Так что непонятно может быть хорошее, большое, всемирное, религиозное искусство только маленькому кружку извращенных людей, а никак не наоборот.
Не может быть непонятно большим массам искусство только потому, что оно очень хорошо, как это любят говорить художники нашего времени. Скорее предположить, что большим массам непонятно искусство только потому, что искусство это очень плохое или даже и вовсе не искусство. Так что столь любимые, наивно принимаемые культурной толпой, доводы о том, что для того, чтобы почувствовать искусство, надо понимать его (что, в сущности, значит только приучиться к нему), есть самое верное указание на то, что то, что предлагается понимать таким образом, есть или очень плохое, исключительное искусство, или вовсе не искусство.
Говорят: произведения искусства не нравятся народу, потому что он не способен понимать его. Но если произведение искусства имеет целью заражение людей тем чувством, которое испытал художник, то как же говорить о непонимании?
Человек из народа прочел книгу, посмотрел картину, прослушал драму или симфонию и не получил никаких чувств. Ему говорят, что это оттого, что он не умеет понимать. Человеку обещают показать известное зрелище, – он входит и ничего не видит. Ему говорят, что это потому, что у него не приготовлено к этому зрелищу зрение. Но ведь человек знает, что он все прекрасно видит. Если же он не видит того, что ему обещали показать, то он заключает только то (что и совершенно справедливо), что люди, взявшиеся показать ему зрелище, не исполнили того, за что взялись. Точно так же и совершенно справедливо заключает человек из народа о произведениях искусства нашего общества, не вызывающих в нем никакого чувства. И потому говорить, что человек не трогается моим искусством, потому что он еще глуп, что очень и самонадеянно и вместе дерзко, значит извращать роли и сваливать с больной головы на здоровую.
Вольтер говорил, что: tous les genres sont bons, hors le genre ennuyeux; еще с большим правом можно сказать про искусство, что: tous les genres sont bons, hors celui qu’on ne comprend pas; или qui ne produit pas son effet, потому что какое же может быть достоинство в предмете, который не делает того, на что он предназначен?

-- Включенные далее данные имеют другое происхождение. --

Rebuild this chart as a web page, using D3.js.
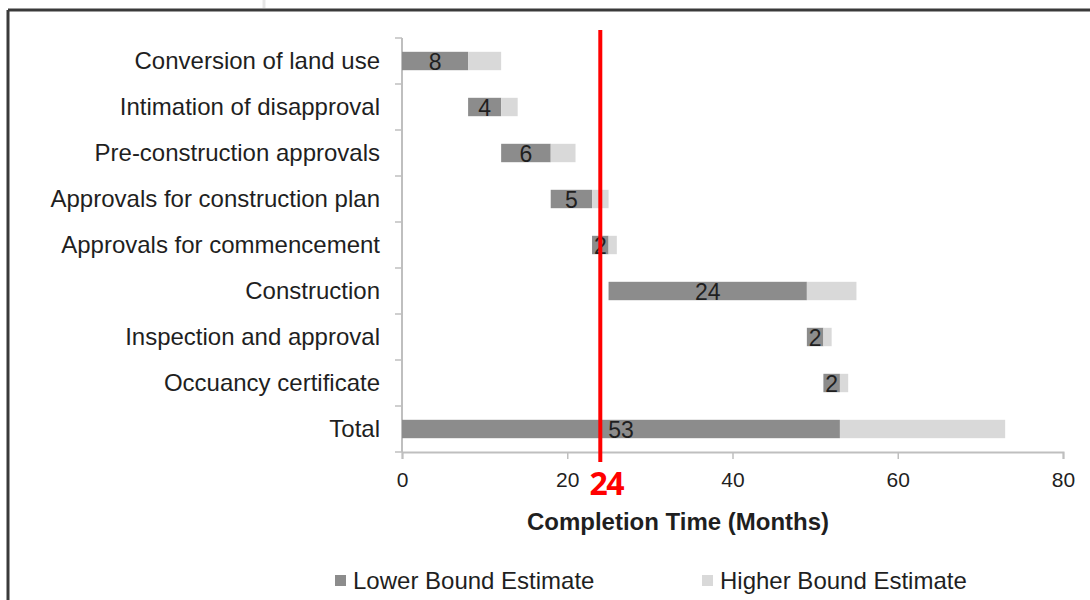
<!DOCTYPE html>
<html>
<head>
<meta charset="utf-8">
<script src="https://cdn.jsdelivr.net/npm/d3@7"></script>
<style>
  html, body { margin: 0; padding: 0; background: #fff; }
  svg { display: block; font-family: "Liberation Sans", Arial, sans-serif; }
</style>
</head>
<body>
<svg id="chart" width="1090" height="600"></svg>
<script>
// Approval stages and their timelines (months)
const stages = [
  "Conversion of land use",
  "Intimation of disapproval",
  "Pre-construction approvals",
  "Approvals for construction plan",
  "Approvals for commencement",
  "Construction",
  "Inspection and approval",
  "Occuancy certificate",
  "Total"
];
const startMonth = [0, 8, 12, 18, 23, 25, 49, 51, 0];
const lowerBound = [8, 4, 6, 5, 2, 24, 2, 2, 53];
const higherExtra = [4, 2, 3, 2, 1, 6, 1, 1, 20];
const xTicks = [0, 20, 40, 60, 80];
const targetMonths = 24;
const seriesNames = ["Lower Bound Estimate", "Higher Bound Estimate"];

const colors = { lower: "#8c8c8c", higher: "#d9d9d9", axis: "#bfbfbf", text: "#1f1f1f", target: "#ff0000" };

const svg = d3.select("#chart");

// Outer frame (top and left edges)
svg.append("line").attr("x1", 8).attr("x2", 1090).attr("y1", 10).attr("y2", 10)
  .attr("stroke", "#3a3a3a").attr("stroke-width", 3);
svg.append("line").attr("x1", 8).attr("x2", 8).attr("y1", 10).attr("y2", 600)
  .attr("stroke", "#3a3a3a").attr("stroke-width", 3);
svg.append("line").attr("x1", 264).attr("x2", 264).attr("y1", 0).attr("y2", 8)
  .attr("stroke", "#e6e6e6").attr("stroke-width", 3);

const x = d3.scaleLinear().domain([0, 80]).range([402, 1063]);
const y = d3.scaleBand().domain(stages).range([38, 452]).paddingInner(0.6).paddingOuter(0.3);

const rows = stages.map((s, i) => ({
  stage: s, start: startMonth[i], lower: lowerBound[i], extra: higherExtra[i]
}));

// Axes
const xAxisG = svg.append("g").attr("transform", "translate(0,452)")
  .call(d3.axisBottom(x).tickValues(xTicks).tickSize(7).tickPadding(13).tickFormat(d3.format("d")));
xAxisG.select(".domain").attr("stroke", colors.axis).attr("stroke-width", 2);
xAxisG.selectAll(".tick line").attr("stroke", colors.axis).attr("stroke-width", 1.5);
xAxisG.selectAll(".tick text").attr("fill", colors.text).attr("font-size", 21)
  .attr("font-family", "Liberation Sans, Arial, sans-serif");

// Vertical category axis with boundary ticks
const gap = y.step() - y.bandwidth();
svg.append("line").attr("x1", 402).attr("x2", 402).attr("y1", 38).attr("y2", 452)
  .attr("stroke", colors.axis).attr("stroke-width", 2);
const bounds = stages.map(s => y(s) - gap / 2).concat([y(stages[stages.length - 1]) + y.bandwidth() + gap / 2]);
svg.append("g").selectAll("line").data(bounds).join("line")
  .attr("x1", 395).attr("x2", 402).attr("y1", d => d).attr("y2", d => d)
  .attr("stroke", colors.axis).attr("stroke-width", 1.5);

svg.append("g").selectAll("text").data(rows).join("text")
  .attr("x", 380).attr("y", d => y(d.stage) + y.bandwidth() / 2)
  .attr("dy", "0.35em").attr("text-anchor", "end")
  .attr("font-size", 24).attr("fill", colors.text).text(d => d.stage);

// Lower bound bars
svg.append("g").selectAll("rect").data(rows).join("rect")
  .attr("x", d => x(d.start)).attr("y", d => y(d.stage))
  .attr("width", d => x(d.start + d.lower) - x(d.start)).attr("height", y.bandwidth())
  .attr("fill", colors.lower);

// Higher bound extension
svg.append("g").selectAll("rect").data(rows).join("rect")
  .attr("x", d => x(d.start + d.lower)).attr("y", d => y(d.stage))
  .attr("width", d => x(d.start + d.lower + d.extra) - x(d.start + d.lower)).attr("height", y.bandwidth())
  .attr("fill", colors.higher);

// Value labels on lower bound bars
svg.append("g").selectAll("text").data(rows).join("text")
  .attr("x", d => x(d.start + d.lower / 2)).attr("y", d => y(d.stage) + y.bandwidth() / 2)
  .attr("dy", "0.37em").attr("text-anchor", "middle")
  .attr("font-size", 23).attr("fill", colors.text).text(d => d.lower);

// 24-month target line
svg.append("line").attr("x1", x(targetMonths)).attr("x2", x(targetMonths))
  .attr("y1", 30).attr("y2", 462).attr("stroke", colors.target).attr("stroke-width", 4);
svg.append("text").attr("x", x(targetMonths) + 6).attr("y", 495)
  .attr("text-anchor", "middle").attr("font-family", "Open Sans, sans-serif")
  .attr("font-weight", "bold").attr("font-size", 32).attr("letter-spacing", -1.5)
  .attr("fill", colors.target).text(targetMonths);

// Axis title
svg.append("text").attr("x", 678).attr("y", 530).attr("text-anchor", "middle")
  .attr("font-weight", "bold").attr("font-size", 24).attr("fill", colors.text)
  .text("Completion Time (Months)");

// Legend
const legend = [
  { name: seriesNames[0], color: colors.lower, x: 335 },
  { name: seriesNames[1], color: colors.higher, x: 702 }
];
const lg = svg.append("g").selectAll("g").data(legend).join("g")
  .attr("transform", d => `translate(${d.x},575)`);
lg.append("rect").attr("width", 11).attr("height", 11).attr("fill", d => d.color);
lg.append("text").attr("x", 18).attr("y", 5.5).attr("dy", "0.36em")
  .attr("font-size", 24).attr("fill", colors.text).text(d => d.name);
</script>
</body>
</html>
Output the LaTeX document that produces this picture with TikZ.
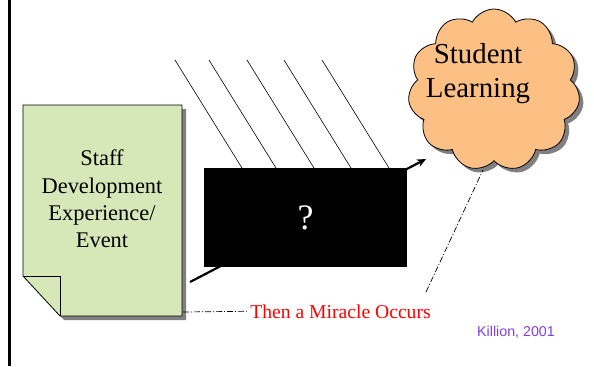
\documentclass[tikz,border=0pt]{standalone}
\usepackage{fontspec}
\setmainfont{Liberation Serif}
\newfontfamily\arialfont{Liberation Sans}
\usetikzlibrary{shapes.symbols, shadows, arrows.meta, positioning}
\definecolor{docgreen}{HTML}{D6E7B8}
\definecolor{cloudorange}{HTML}{FCC085}
\definecolor{citepurple}{HTML}{7F3FDF}

\tikzset{
  greyshadow/.style={drop shadow={shadow xshift=4bp, shadow yshift=-4bp, fill=black!50, opacity=1}},
  docshape/.style={draw, line width=0.8bp, fill=docgreen},
  doctext/.style={align=center, font=\fontsize{22.5}{27.5}\selectfont},
  qbox/.style={fill=black, text=white, minimum width=203bp, minimum height=99bp, inner sep=0pt,
    font=\fontsize{36}{40}\selectfont},
  thought/.style={cloud, cloud puffs=11, cloud puff arc=125, aspect=1.05, draw, line width=0.8bp,
    fill=cloudorange, minimum width=172bp, minimum height=162bp, inner sep=0pt, greyshadow},
  hatch/.style={line width=0.6bp},
  callout/.style={line width=0.7bp, dash pattern=on 6bp off 2bp on 1bp off 2bp},
  link/.style={line width=2.2bp, -{Stealth[length=9bp, width=8bp]}}
}

\begin{document}
\begin{tikzpicture}[x=1bp, y=-1bp]
  \useasboundingbox (0,0) rectangle (594,366);

  % left rule
  \draw[line width=2.5bp] (9.7,0) -- (9.7,366);

  % document with folded corner
  \draw[docshape, greyshadow] (23,105) -- (182,105) -- (182,316) -- (60,316) -- (23,276) -- cycle;
  \draw[line width=0.8bp] (23,276) -- (60,276) -- (60,316);
  \node[doctext] (doc) at (102,199) {Staff\\Development\\Experience/\\Event};

  % cloud
  \node[thought] (cloud) at (494,90) {};
  \node[align=center, font=\fontsize{29}{34}\selectfont] (learn) at (478,74) {Student\\Learning};

  % arrow behind the box
  \coordinate (arrstart) at (190,282);
  \coordinate (arrend) at (426,159);
  \draw[link] (arrstart) -- (arrend);

  % rays falling on the box
  \foreach \x in {175,209,247,284,322}
    \draw[hatch] (\x,60) -- ++(67,108);

  \node[qbox] (box) at (305.5,217.5) {?};

  % callout
  \node[text=red, font=\fontsize{19.7}{23}\selectfont, anchor=base] (miracle) at (340.5,318) {Then a Miracle Occurs};
  \coordinate (docedge) at (183,312);
  \coordinate (tipA) at (426,292);
  \coordinate (tipB) at (483,170);
  \draw[callout] (docedge) -- (miracle.west);
  \draw[callout] (tipA) -- (tipB);

  \node[text=citepurple, font=\arialfont\fontsize{14.3}{17}\selectfont] (cite) at (516,332) {Killion, 2001};
\end{tikzpicture}
\end{document}
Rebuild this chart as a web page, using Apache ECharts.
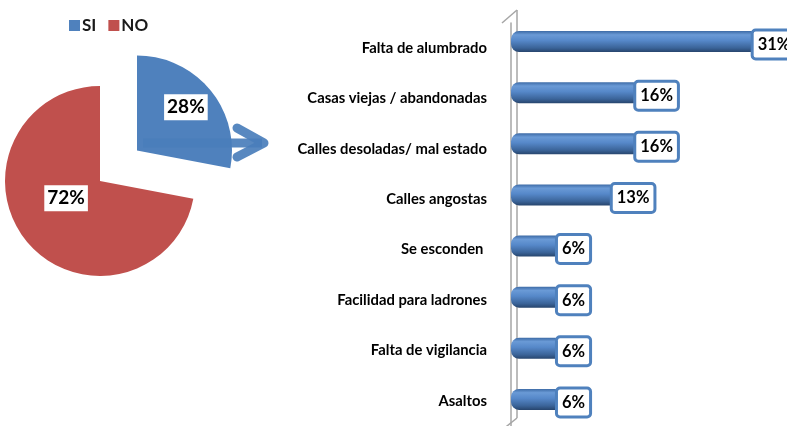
<!DOCTYPE html>
<html>
<head>
<meta charset="utf-8">
<script src="https://cdn.jsdelivr.net/npm/echarts@6/dist/echarts.min.js"></script>
<style>html,body{margin:0;padding:0;background:#fff}#c{width:787px;height:426px}</style>
</head>
<body>
<div id="c"></div>
<script>
const pieNames = ['SI', 'NO'];
const pieValues = [28, 72];
const pieColors = ['#4F81BD', '#C0504D'];
const categories = ['Falta de alumbrado', 'Casas viejas / abandonadas', 'Calles desoladas/ mal estado', 'Calles angostas', 'Se esconden ', 'Facilidad para ladrones', 'Falta de vigilancia', 'Asaltos'];
const barValues = [31, 16, 16, 13, 6, 6, 6, 6];

const FONT = 'Lato';
const chart = echarts.init(document.getElementById('c'), null, {renderer: 'canvas'});
const barGrad = new echarts.graphic.LinearGradient(0, 0, 0, 1, [
  {offset: 0, color: '#3d6ba6'},
  {offset: 0.18, color: '#6a9ad6'},
  {offset: 0.45, color: '#5688c9'},
  {offset: 0.8, color: '#3b6499'},
  {offset: 1, color: '#27456d'}
]);
const wall = '#a6a6a6';
chart.setOption({
  animation: false,
  legend: {
    left: 64, top: 12, itemWidth: 11, itemHeight: 11, itemGap: 12, icon: 'rect',
    selectedMode: false,
    textStyle: {fontFamily: FONT, fontWeight: 'bold', fontSize: 17, color: '#1a1a1a', padding: [0, 0, 0, -3]},
    data: pieNames
  },
  grid: [
    {left: 511, top: 23, width: 274, height: 409},
    {left: 511, top: 16, width: 274, height: 409}
  ],
  xAxis: [
    {gridIndex: 0, type: 'value', min: 0, max: 35, show: false},
    {gridIndex: 1, type: 'value', min: 0, max: 35, show: false}
  ],
  yAxis: [
    {
      gridIndex: 0, type: 'category', inverse: true, data: categories, offset: 9,
      axisLine: {show: true, lineStyle: {color: wall, width: 1.5}},
      axisTick: {show: false},
      axisLabel: {margin: 15, fontFamily: FONT, fontWeight: 'bold', fontSize: 14.8, color: '#000'}
    },
    {gridIndex: 1, type: 'category', inverse: true, data: categories, show: false}
  ],
  series: [
    {
      type: 'pie',
      center: [100, 181],
      radius: 95,
      startAngle: 90,
      selectedMode: 'single',
      selectedOffset: 48,
      label: {
        position: 'inside', formatter: '{c}%',
        fontFamily: FONT, fontWeight: 'bold', fontSize: 19, color: '#000',
        backgroundColor: '#fff', padding: [4, 3, 3, 3]
      },
      labelLayout: function (p) { return p.dataIndex === 0 ? {dx: 10, dy: -11} : {dx: 5, dy: -15}; },
      labelLine: {show: false},
      emphasis: {disabled: true},
      data: pieNames.map((n, i) => ({name: n, value: pieValues[i], selected: i === 0, itemStyle: {color: pieColors[i]}}))
    },
    {
      type: 'bar',
      xAxisIndex: 1, yAxisIndex: 1,
      data: barValues,
      barWidth: 21,
      itemStyle: {color: barGrad, borderRadius: [8, 3, 3, 8]},
      label: {
        show: true, position: 'right', distance: 0, offset: [0, 3],
        formatter: '{c}%',
        fontFamily: FONT, fontWeight: 'bold', fontSize: 16.5, color: '#000',
        backgroundColor: '#fff', borderColor: '#4F81BD', borderWidth: 3, borderRadius: 2,
        padding: [5, 4, 4, 4]
      },
      emphasis: {disabled: true}
    }
  ],
  graphic: [
    {type: 'line', z: 0, shape: {x1: 502, y1: 23, x2: 517, y2: 10}, style: {stroke: wall, lineWidth: 1.5}},
    {type: 'line', z: 0, shape: {x1: 517, y1: 10, x2: 517, y2: 418}, style: {stroke: wall, lineWidth: 1.5}},
    {type: 'line', z: 0, shape: {x1: 517, y1: 418, x2: 502, y2: 430}, style: {stroke: wall, lineWidth: 1.5}},
    {type: 'line', z: 10, shape: {x1: 143, y1: 143, x2: 262, y2: 143}, style: {stroke: '#4A7EBB', lineWidth: 9, opacity: 0.92}},
    {type: 'polyline', z: 10, shape: {points: [[237, 128], [264, 143], [237, 157]]}, style: {stroke: '#4A7EBB', lineWidth: 9, lineCap: 'round', lineJoin: 'round', fill: null, opacity: 0.92}}
  ]
});
</script>
</body>
</html>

Главное же то, что как только допустить, что искусство может быть искусством, будучи непонятным каким-либо душевно здоровым людям, так нет никакой причины какому бы то ни было кружку извращенных людей не сочинять произведения, щекочущие их извращенные чувства и не понятные никому, кроме самих, называя эти произведения искусством, что, собственно, и делается теперь так называемыми декадентами.
Ход, по которому шло искусство, подобен накладыванию на круг большого диаметра кругов все меньшего и меньшего диаметра: так что образуется конус, вершина которого уже перестает быть кругом. Это самое и сделалось с искусством нашего времени.